Earlier this month, Zarine had fallen seriously ill at another hospital in London, which referred her to UCH. But the Home Office ordered her to leave Britain before she could be admitted.

There have been only 112 other cases of FBS, a genetic disease, reported in medical history and Indian hospitals are thought to be unable to treat the condition.

“We were taking advice from the Home Office about her immigration status and they said her appeals had been exhausted and that we had no duty to treat her. That appears to be true, but even in light of that information we have decided to treat her here,” said Mark Palin, director of communications at UCH.

“We have had her test results. She will have a full consultation and then a decision will be taken on her treatment,” Palin told IANS.
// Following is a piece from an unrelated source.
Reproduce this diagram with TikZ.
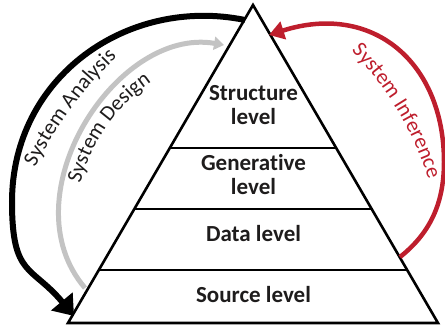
\documentclass[tikz,border=0pt]{standalone}
\usepackage{fontspec}
\setmainfont{Carlito}[Ligatures=NoCommon]
\usetikzlibrary{arrows.meta,calc,decorations.text}
\definecolor{infred}{RGB}{190,30,45}
\definecolor{desgray}{RGB}{195,195,195}
\definecolor{ink}{RGB}{30,28,28}
\newcommand\labfont{\fontsize{21.5}{24}\selectfont}
\begin{document}
\begin{tikzpicture}[x=1pt,y=1pt,
  levtext/.style={font=\fontsize{23}{24}\selectfont\bfseries, text=ink, anchor=base, inner sep=0pt},
  pyr/.style={draw=black, line width=2.6pt, line join=miter},
  analysisarrow/.style={black, line width=6pt, -{Triangle[length=19pt,width=27pt]}},
  designarrow/.style={desgray, line width=5pt, -{Triangle[length=10pt,width=13pt]}},
  inferencearrow/.style={infred, line width=4.5pt, -{Triangle[length=15pt,width=18pt]}}
]
\useasboundingbox (0,0) rectangle (445,332);

% pyramid
\coordinate (apex) at (253,327);
\coordinate (bl) at (68,9);
\coordinate (br) at (438,9);
\draw[pyr, fill=white] (bl) -- (apex) -- (br) -- cycle;
\coordinate (la) at ($(apex)!0.4497!(bl)$);
\coordinate (ra) at ($(apex)!0.4497!(br)$);
\coordinate (lb) at ($(apex)!0.6415!(bl)$);
\coordinate (rb) at ($(apex)!0.6415!(br)$);
\coordinate (lc) at ($(apex)!0.8333!(bl)$);
\coordinate (rc) at ($(apex)!0.8333!(br)$);
\draw[pyr] (la) -- (ra);
\draw[pyr] (lb) -- (rb);
\draw[pyr] (lc) -- (rc);

% level texts
\node[levtext] (struct1) at (253.5,231.3) {Structure};
\node[levtext] (struct2) at (253.5,207) {level};
\node[levtext] (gen1) at (253.5,161.3) {Generative};
\node[levtext] (gen2) at (253.5,137) {level};
\node[levtext] (data) at (253.5,90.3) {Data level};
\node[levtext] (source) at (253.5,29.7) {Source level};

% System Analysis arrow
\coordinate (an0) at (245,312);
\coordinate (an1) at (12,130);
\coordinate (an2) at (74,16);
\draw[analysisarrow] (an0) .. controls (127.4,336) and (12,255) .. (an1)
  .. controls (12,55) and (31.4,67) .. (an2);

% System Design arrow
\coordinate (ds0) at (85,44);
\coordinate (ds1) at (224,287);
\draw[designarrow] (ds0) .. controls (7,135.2) and (116.2,305.7) .. (ds1);

% System Inference arrow
\coordinate (in0) at (400,75);
\coordinate (in1) at (444,170);
\coordinate (in2) at (269,297);
\draw[inferencearrow] (in0) .. controls (427.3,96.7) and (444,125) .. (in1)
  .. controls (444,270) and (372.5,330) .. (in2);

% labels along the arcs
\coordinate (apath) at ($(392.8,-14.4)+(155:400)$);
\path[decorate, decoration={text along path, text align=center,
  text color=ink, text={|\labfont|System Analysis}}]
  (apath) arc[start angle=155, end angle=132, radius=400];
\coordinate (dpath) at ($(250,105)+(172:175)$);
\path[decorate, decoration={text along path, text align=center,
  text color=ink, text={|\labfont|System Design}}]
  (dpath) arc[start angle=172, end angle=118, radius=175];
\coordinate (ipath) at ($(114.5,51.4)+(47:330)$);
\path[decorate, decoration={text along path, text align=center,
  text color=infred, text={|\labfont|System Inference}}]
  (ipath) arc[start angle=47, end angle=15, radius=330];
\end{tikzpicture}
\end{document}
Zarine, whose case has led to a campaign to persuade the government to allow her to be treated in Britain, was to have been admitted at UCH Friday evening.

Leaders of the Rentia Family Anti-Deportation Campaign were celebrating after the hospital decision.

“We are delighted but this should never have happened in the first place,” said Celine Barry, chair of the campaign.

“It is a shocking situation. The child should have treatment in this country,” she told IANS, adding doctors in India had been unable to diagnose Zarine as suffering from FBS, which causes liver, kidney and intestinal problems together with severely stunted growth.

Earlier this month, the Home Office dismissed Zarine’s case citing a lack of “sufficient compelling circumstances to justify her remaining in the UK.”

Immigration Judge Justice Herlihy said she had “enormous sympathy for Zarine” but was not satisfied her mother “has provided satisfactory evidence that Zarine’s symptoms cannot be treated in India”, despite reports to the contrary submitted by several specialist British doctors.

“It was a very wrong decision,” said Barry Friday.

Zarine’s case has been taken up by her north London school friends and teachers and by Labour MP Diane Abbot, who has initiated an Early Day Motion in parliament urging the home secretary “as a matter of urgency to allow her to remain in the United Kingdom on compassionate grounds”.